Yes, and that is one of Dragon's Dogma II's biggest strengths. It is fully built around solo play, and it handles that better than most party-based fantasy games. You control one main character, but your pawn companions fill out the group with healing, support, callouts, and extra damage. That gives you the feeling of adventuring with a party without needing friends online or fixed schedules. The clever twist is that you can hire pawns made by other players, which adds variety and a faint social layer, but it never becomes a real multiplayer obligation. You can also play offline if you want. The core loop, story, combat, and exploration all work fine without talking to anyone. That also makes it more casual-friendly than co-op-heavy games, with one catch: solo does not mean effortless. The world still expects attention and longer trips. But if your question is whether you can get the full experience alone, the answer is absolutely yes.

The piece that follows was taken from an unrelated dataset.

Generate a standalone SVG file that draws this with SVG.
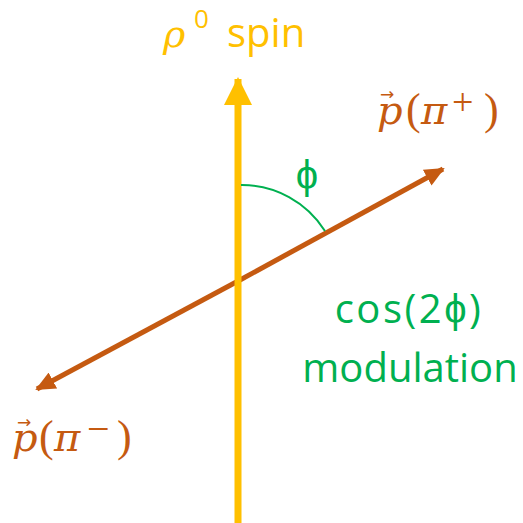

Technically yes, but only in a mild single-player convenience sense. Dragon's Dogma II sold optional items that can save time or smooth out friction, like extra Rift Crystals, Wakestones, and fast-travel related help. Those do provide an advantage, so calling it completely clean would be inaccurate. That said, this is not the same kind of pay-to-win problem you see in competitive games. There is no PvP, no ranked ladder, and no content locked behind spending. The full game is included in the base purchase, and most players can finish it comfortably without buying anything extra. The store items mostly shortcut systems the game already lets you handle through normal play. So the honest answer is yes on paper, but low impact in practice unless you are especially impatient with the game's built-in friction. If you hate any microtransactions in a full-price game, that alone may annoy you. If you only care whether extra spending is necessary, it really isn't.